- [REQUIRED TASK]:
What is the number of lines containing "matplotlib"? Give only that number.

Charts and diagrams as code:
************
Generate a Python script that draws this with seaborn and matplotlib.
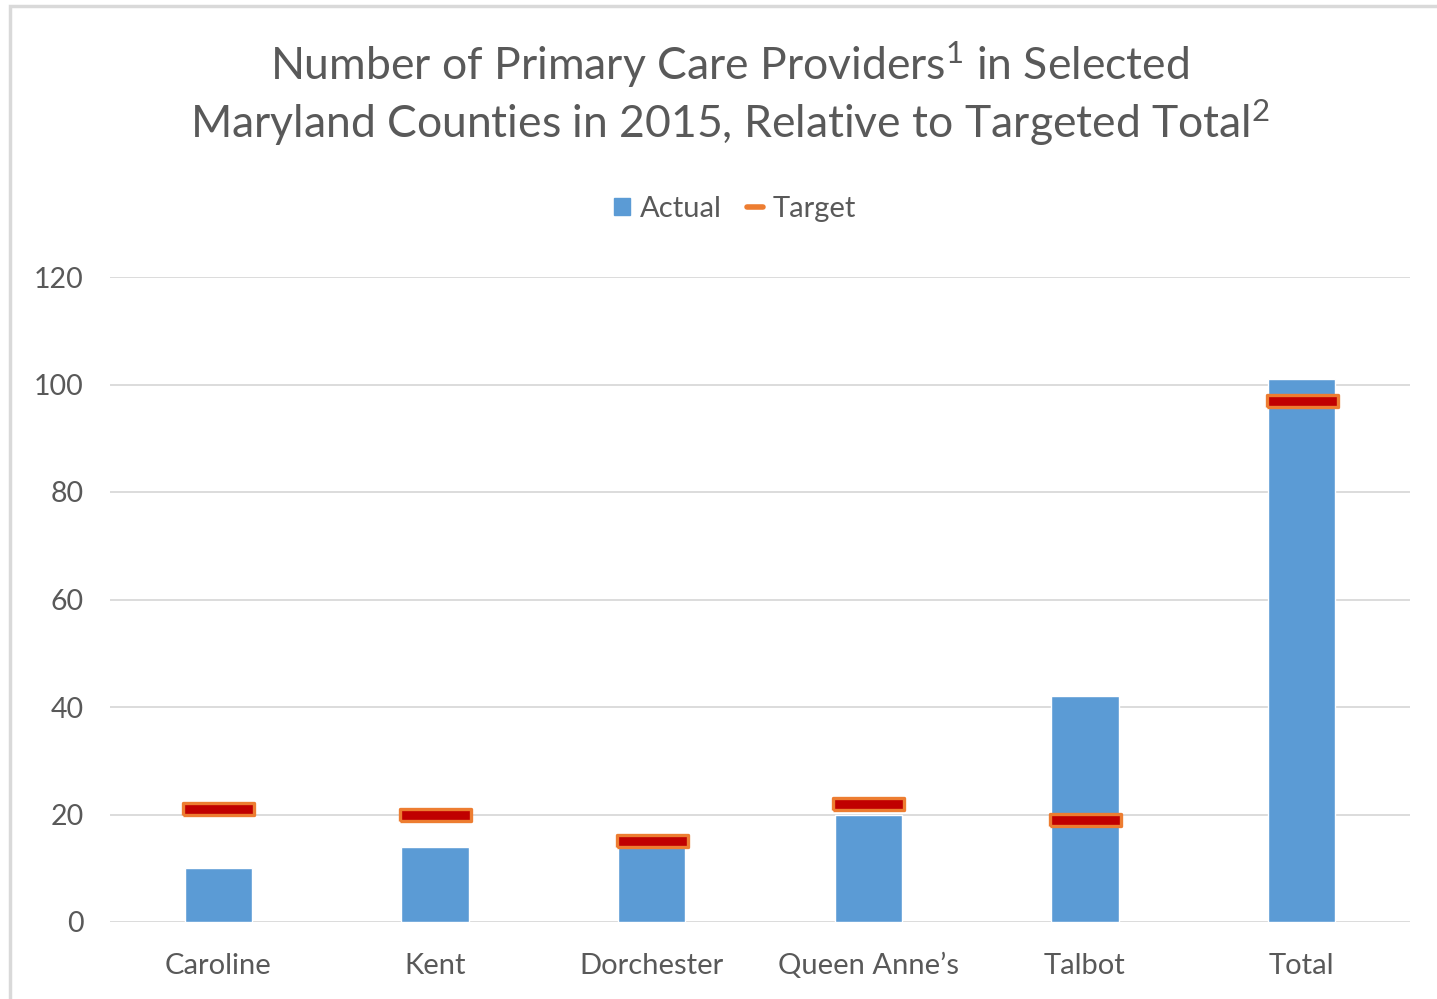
import matplotlib
matplotlib.use("Agg")
import matplotlib.pyplot as plt
import seaborn as sns
import pandas as pd
from matplotlib.patches import Patch, Rectangle
from matplotlib.lines import Line2D

categories = ["Caroline", "Kent", "Dorchester", "Queen Anne\u2019s", "Talbot", "Total"]
actual = [10, 14, 15, 20, 42, 101]
target = [21, 20, 15, 22, 19, 97]
yticks = [0, 20, 40, 60, 80, 100, 120]

BLUE = "#5B9BD5"
RED = "#C00000"
ORANGE = "#ED7D31"
TEXT = "#595959"
GRID = "#D9D9D9"

sns.set_theme(style="white")
plt.rcParams["font.family"] = ["Lato", "DejaVu Sans"]
plt.rcParams["mathtext.fontset"] = "custom"
plt.rcParams["mathtext.rm"] = "Lato"
plt.rcParams["mathtext.it"] = "Lato"
plt.rcParams["mathtext.bf"] = "Lato"

df = pd.DataFrame({"category": categories, "actual": actual, "target": target})

fig = plt.figure(figsize=(14.37, 9.99), dpi=100)
ax = fig.add_axes([110/1437, 1-922/999, 1300/1437, (922-277)/999])

sns.barplot(data=df, x="category", y="actual", color=BLUE, width=0.31,
            saturation=1, ax=ax, zorder=2)

rect_marker = [(-1, -0.17), (1, -0.17), (1, 0.17), (-1, 0.17), (-1, -0.17)]
sns.scatterplot(data=df, x="category", y="target", marker=rect_marker,
                s=71**2 * 0.5184, color=RED, edgecolor=ORANGE, linewidth=2.4,
                ax=ax, zorder=3, legend=False)

ax.set_xlim(-0.5, len(categories) - 0.5)
ax.set_ylim(0, 120)
ax.set_yticks(yticks)
ax.set_yticklabels([str(v) for v in yticks])
ax.yaxis.grid(True, color=GRID, linewidth=1.3, zorder=0)
ax.set_axisbelow(True)
for s in ax.spines.values():
    s.set_visible(False)
ax.tick_params(axis="y", length=0, pad=19, labelsize=20.5, labelcolor=TEXT)
ax.tick_params(axis="x", length=0, pad=22, labelsize=21, labelcolor=TEXT)
ax.set_xlabel("")
ax.set_ylabel("")

fig.text(730/1437, 1-65/999, r"Number of Primary Care Providers$^{1}$ in Selected",
         ha="center", va="center", fontsize=32, color=TEXT)
fig.text(730/1437, 1-123/999, r"Maryland Counties in 2015, Relative to Targeted Total$^{2}$",
         ha="center", va="center", fontsize=32, color=TEXT)

handles = [Patch(facecolor=BLUE, edgecolor=BLUE, label="Actual"),
           Line2D([0], [0], color=ORANGE, linewidth=4, label="Target")]
fig.legend(handles=handles, loc="center", bbox_to_anchor=(735/1437, 1-209/999),
           ncol=2, frameon=False, fontsize=21, labelcolor=TEXT,
           handlelength=0.55, handleheight=0.55, handletextpad=0.35, columnspacing=0.85)

fig.patches.append(Rectangle((10/1437, -0.05), 1.2, 1.05 - 6/999,
                             transform=fig.transFigure, fill=False,
                             edgecolor=GRID, linewidth=2.5, zorder=10))

fig.savefig("out.png", dpi=100)
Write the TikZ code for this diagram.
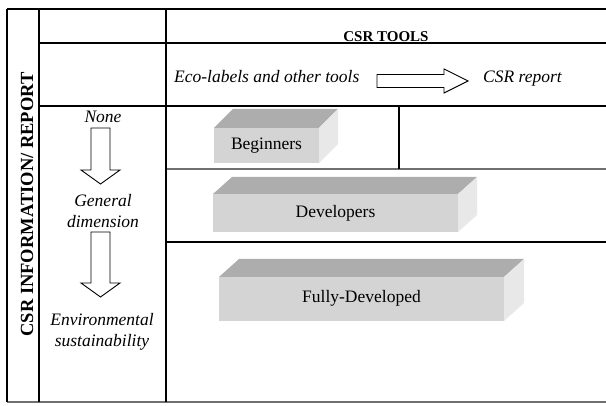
************
- [WRITTEN REPLY]:
6